Well, it's a big question. You know, Jim, just a few minutes ago on this podcast, we were talking about how particularly at a time like the present, that government policies to protect the poor and the most vulnerable not only can help those people, but they help all of us because they're among the most effective policies to keep the economy from falling further. And I think the same thing is true with respect to these larger moral dimensions. You know, we often think of, and we all encounter, situations in our personal lives where maybe something that we know is morally right, might not be the most advantageous for us in terms of whether it's our own financial bottom line or might be just something else. But here we are in a situation where if there's one thing one can say about the coronavirus, it's very democratic.

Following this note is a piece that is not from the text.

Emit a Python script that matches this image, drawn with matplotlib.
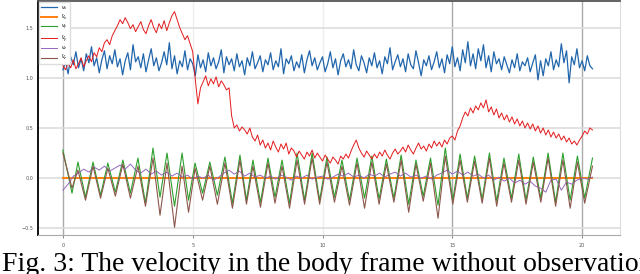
import numpy as np
import matplotlib
matplotlib.use("Agg")
import matplotlib.pyplot as plt

# body-frame velocity, sampled every 0.1 s
vx = [1.08, 1.16, 1.04, 1.21, 1.13, 1.26, 1.10, 1.19, 1.07, 1.24,
      1.15, 1.31, 1.12, 1.20, 1.05, 1.18, 1.27, 1.09, 1.22, 1.14,
      1.28, 1.11, 1.19, 1.03, 1.17, 1.25, 1.08, 1.33, 1.16, 1.21,
      1.10, 1.24, 1.06, 1.18, 1.29, 1.12, 1.20, 1.07, 1.15, 1.26,
      1.13, 1.35, 1.09, 1.22, 1.04, 1.17, 1.11, 1.27, 1.08, 1.19,
      1.14, 1.02, 1.23, 1.10, 1.18, 1.06, 1.25, 1.12, 1.20, 1.09,
      1.16, 1.28, 1.05, 1.21, 1.13, 1.19, 1.07, 1.24, 1.11, 1.17,
      1.03, 1.20, 1.12, 1.26, 1.09, 1.15, 1.22, 1.06, 1.18, 1.13,
      1.25, 1.08, 1.17, 1.11, 1.29, 1.04, 1.19, 1.14, 1.22, 1.07,
      1.16, 1.10, 1.23, 1.05, 1.18, 1.27, 1.12, 1.20, 1.08, 1.15,
      1.21, 1.06, 1.14, 1.26, 1.10, 1.19, 1.03, 1.17, 1.24, 1.11,
      1.18, 1.09, 1.28, 1.13, 1.07, 1.22, 1.15, 1.05, 1.20, 1.12,
      1.25, 1.10, 1.17, 1.04, 1.21, 1.14, 1.30, 1.08, 1.16, 1.23,
      1.11, 1.19, 1.06, 1.24, 1.13, 1.09, 1.27, 1.15, 1.02, 1.18,
      1.12, 1.22, 1.08, 1.16, 1.26, 1.10, 1.19, 1.05, 1.23, 1.14,
      1.31, 1.11, 1.20, 1.07, 1.28, 1.15, 1.36, 1.12, 1.24, 1.09,
      1.29, 1.17, 1.33, 1.10, 1.22, 1.06, 1.26, 1.14, 1.19, 1.08,
      1.21, 1.13, 1.05, 1.18, 1.10, 1.24, 1.07, 1.16, 1.12, 1.20,
      1.06, 1.15, 1.23, 0.98, 1.17, 1.02, 1.19, 1.12, 1.26, 1.08,
      1.18, 1.11, 1.34, 1.15, 1.27, 0.95, 1.21, 1.13, 1.29, 1.10,
      1.17, 1.07, 1.22, 1.12, 1.09]

vx_hat = [1.12, 1.08, 1.15, 1.10, 1.18, 1.09, 1.14, 1.20, 1.11, 1.17,
          1.22, 1.16, 1.25, 1.21, 1.30, 1.26, 1.35, 1.38, 1.33, 1.42,
          1.47, 1.52, 1.58, 1.54, 1.60, 1.55, 1.49, 1.53, 1.46, 1.51,
          1.56, 1.48, 1.44, 1.52, 1.58, 1.50, 1.45, 1.54, 1.49, 1.57,
          1.47, 1.55, 1.62, 1.66, 1.58, 1.50, 1.44, 1.38, 1.42, 1.34,
          1.26, 0.98, 0.74, 0.90, 0.96, 1.02, 0.92, 0.99, 0.94, 1.01,
          0.91, 0.97, 0.93, 0.88, 0.90, 0.62, 0.50, 0.53, 0.47, 0.51,
          0.48, 0.44, 0.50, 0.41, 0.37, 0.43, 0.33, 0.38, 0.30, 0.35,
          0.28, 0.37, 0.31, 0.26, 0.34, 0.29, 0.35, 0.24, 0.30, 0.27,
          0.21, 0.27, 0.23, 0.19, 0.26, 0.22, 0.28, 0.20, 0.25, 0.21,
          0.17, 0.23, 0.19, 0.15, 0.21, 0.18, 0.14, 0.22, 0.19, 0.24,
          0.20, 0.27, 0.33, 0.38, 0.30, 0.25, 0.21, 0.27, 0.23, 0.19,
          0.24, 0.20, 0.26, 0.22, 0.28, 0.23, 0.19, 0.25, 0.29, 0.24,
          0.27, 0.31, 0.26, 0.33, 0.28, 0.24, 0.30, 0.35, 0.29, 0.32,
          0.27, 0.34, 0.30, 0.37, 0.32, 0.36, 0.31, 0.38, 0.34, 0.40,
          0.42, 0.38, 0.47, 0.52, 0.60, 0.66, 0.62, 0.70, 0.65, 0.72,
          0.68, 0.75, 0.70, 0.78, 0.66, 0.71, 0.63, 0.69, 0.60, 0.65,
          0.58, 0.63, 0.56, 0.61, 0.54, 0.59, 0.52, 0.57, 0.50, 0.55,
          0.49, 0.54, 0.47, 0.52, 0.45, 0.50, 0.43, 0.48, 0.41, 0.46,
          0.40, 0.44, 0.38, 0.42, 0.36, 0.40, 0.34, 0.37, 0.33, 0.38,
          0.42, 0.47, 0.44, 0.50, 0.48]

# oscillating components, read at their peaks and troughs
t_osc = [0.00, 0.35, 0.58, 0.87, 1.16, 1.45, 1.73, 2.02, 2.31, 2.60,
         2.89, 3.18, 3.47, 3.74, 4.01, 4.30, 4.59, 4.84, 5.09, 5.38,
         5.66, 5.95, 6.24, 6.53, 6.82, 7.07, 7.32, 7.61, 7.90, 8.17,
         8.44, 8.73, 9.02, 9.31, 9.60, 9.89, 10.17, 10.46, 10.75, 11.04,
         11.33, 11.62, 11.90, 12.18, 12.46, 12.75, 13.03, 13.32, 13.60, 13.88,
         14.16, 14.45, 14.73, 15.02, 15.30, 15.58, 15.86, 16.15, 16.43, 16.71,
         16.99, 17.28, 17.56, 17.84, 18.12, 18.41, 18.69, 18.98, 19.26, 19.54,
         19.82, 20.10, 20.40]

vy = [0.28, -0.15, 0.16, -0.19, 0.16, -0.17, 0.15, -0.14, 0.18, -0.15,
      0.20, -0.25, 0.30, -0.19, 0.25, -0.28, 0.25, -0.22, 0.15, -0.15,
      0.16, -0.17, 0.21, -0.25, 0.23, -0.22, 0.18, -0.24, 0.20, -0.19,
      0.18, -0.25, 0.25, -0.22, 0.25, -0.22, 0.21, -0.19, 0.18, -0.22,
      0.20, -0.20, 0.22, -0.21, 0.19, -0.20, 0.23, -0.26, 0.18, -0.18,
      0.20, -0.27, 0.30, -0.22, 0.24, -0.20, 0.22, -0.21, 0.25, -0.23,
      0.20, -0.20, 0.24, -0.22, 0.21, -0.20, 0.25, -0.24, 0.25, -0.22,
      0.22, -0.20, 0.20]

vy_hat = [0.25, -0.10, 0.08, -0.22, 0.12, -0.20, 0.10, -0.18, 0.14, -0.20,
          0.12, -0.28, 0.20, -0.37, 0.15, -0.49, 0.12, -0.34, 0.10, -0.22,
          0.12, -0.26, 0.15, -0.30, 0.18, -0.26, 0.12, -0.29, 0.15, -0.25,
          0.12, -0.30, 0.18, -0.26, 0.20, -0.26, 0.16, -0.24, 0.12, -0.27,
          0.15, -0.30, 0.16, -0.26, 0.14, -0.24, 0.18, -0.34, 0.14, -0.23,
          0.15, -0.40, 0.22, -0.26, 0.18, -0.24, 0.17, -0.25, 0.20, -0.28,
          0.15, -0.24, 0.18, -0.26, 0.16, -0.24, 0.20, -0.28, 0.18, -0.30,
          0.16, -0.25, 0.12]

# vertical component, sampled every 0.2 s
vz_hat = [-0.12, -0.06, 0.02, 0.05, 0.09, 0.06, 0.11, 0.08, 0.12, 0.07,
          0.10, 0.13, 0.09, 0.14, 0.08, 0.05, 0.09, 0.04, 0.07, 0.03,
          0.06, 0.02, 0.05, 0.01, 0.03, -0.01, 0.02, 0.00, 0.03, -0.02,
          0.01, 0.05, 0.08, 0.04, 0.07, 0.02, 0.05, 0.01, 0.03, 0.00,
          0.02, -0.01, 0.03, 0.01, -0.02, 0.02, 0.00, 0.03, -0.01, 0.01,
          0.02, -0.01, 0.01, 0.04, 0.02, 0.05, 0.01, 0.03, 0.00, 0.04,
          0.02, 0.05, 0.01, 0.04, 0.06, 0.02, 0.05, 0.01, 0.03, 0.00,
          0.02, -0.01, 0.03, 0.05, 0.08, 0.04, 0.07, 0.03, 0.06, 0.02,
          0.04, 0.00, 0.03, -0.02, 0.01, -0.03, 0.00, -0.05, -0.02, -0.06,
          -0.03, -0.08, -0.10, -0.14, -0.02, -0.01, -0.12, -0.04, -0.06, -0.02,
          0.00, -0.01, 0.01]

t_vz = [0.0, 20.4]
vz = [0.0, 0.0]

labels = [r'$v_x$', r'$\hat{v}_x$', r'$v_y$', r'$\hat{v}_y$', r'$v_z$', r'$\hat{v}_z$']
caption = 'Fig. 3: The velocity in the body frame without observation'

t_fast = np.arange(len(vx)) * 0.1
t_slow = np.arange(len(vz_hat)) * 0.2

fig = plt.figure(figsize=(6.4, 2.74), dpi=100)
ax = fig.add_axes([38 / 640, 1 - 235 / 274, 582 / 640, 234.5 / 274])

l1, = ax.plot(t_fast, vx, color='#2166ac', lw=0.9)
l2, = ax.plot(t_vz, vz, color='#ff7f0e', lw=1.4)
l3, = ax.plot(t_osc, vy, color='#2ca02c', lw=0.8, solid_joinstyle='round')
l4, = ax.plot(t_fast, vx_hat, color='#e31a1c', lw=0.7)
l5, = ax.plot(t_slow, vz_hat, color='#9467bd', lw=0.7)
l6, = ax.plot(t_osc, vy_hat, color='#8c564b', lw=0.8, solid_joinstyle='round')

ax.set_xlim(-0.96, 21.46)
ax.set_ylim(-0.567, 1.771)
ax.set_xticks([0, 5, 10, 15, 20])
ax.set_yticks([-0.5, 0.0, 0.5, 1.0, 1.5])
ax.tick_params(labelsize=3.5, colors='#555555', length=2, width=0.5)
ax.tick_params(axis='y', length=0)

ax.grid(axis='y', color='#dddddd', lw=1.2)
for xv in [0, 5, 10, 15, 20]:
    c = '#eeeeee' if xv in (5, 10) else '#aaaaaa'
    ax.axvline(xv, color=c, lw=1.0, zorder=0)
ax.set_axisbelow(True)

ax.spines['left'].set_color('black')
ax.spines['left'].set_linewidth(1.3)
ax.spines['top'].set_color('#555555')
ax.spines['top'].set_linewidth(1.3)
ax.spines['bottom'].set_color('#aaaaaa')
ax.spines['right'].set_color('#dddddd')

ax.legend([l1, l2, l3, l4, l5, l6], labels, loc='upper left', fontsize=3.5,
          handlelength=3.3, labelspacing=0.15, borderaxespad=0.3,
          frameon=True, fancybox=False, edgecolor='#dddddd', framealpha=1)

fig.text(0.003, 0.011, caption, family='Liberation Serif', fontsize=20,
         ha='left', va='baseline')

fig.savefig('out.png', dpi=100)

You don't escape it because you're a member of one racial or ethnic group rather than another, because you have a lot of money in the bank or a big stock portfolio. Nobody is immune. It can affect everybody. None of us have immunity from this brand-new virus. And one of the things that means, is it's in everybody's own personal selfish interest to make sure that all of our fellow Americans, really, all of our fellow residents of planet earth, are protected to the greatest degree possible. This started out with, as I gather, one case in China, and now the whole world is facing this with rising numbers of deaths. I can't remember any time in my lifetime when I thought of something where we were all so much in this together, where the bonds of humanity are so important. There almost isn't a distinction or a clear line between what we need for others in the most vulnerable, and what we need for ourselves in our own families. We are all in this together. And that's true not only on the virus front, but the worst the recession is, the more everybody gets hit in one way or another, whether you lose your job, or your 401k goes downhill because of the plummeting in the stock market. We really are all in this together. We all have to pull together. So, it takes some of us sometimes longer to see that than others. And that's one of the reasons why I'm particularly glad at the present time that we have moral leaders of many faiths and denominations beginning to speak up and get involved, and why I'm so grateful, Jim, to work with you and your colleagues and grateful for the moral leadership you provide.

Wallis:

Well, this is where loving your neighbor as yourself makes a world of sense.

Greenstein:

Well we could say, Jim, fight the coronavirus by honoring the golden rule.

Wallis:

There's a sermon here at the end. Thank you, my brother. When we get ready to advocate around that second bill, that next bill, which you're saying we just started doing right now, we will turn again to you to help us to understand how and why and all of our constituency will hear your advice as they've heard it today. So, thank you so much for your work and for this time together.

Bob Greenstein:

And thanks to you, and to Sojourners and to all other religious groups and leaders who are jumping in to help our country at this time.

Wallis:

Be well, my friend.

Greenstein:

You too.

Wallis:

This is Jim Wallis with the Soul of the Nation. God bless you.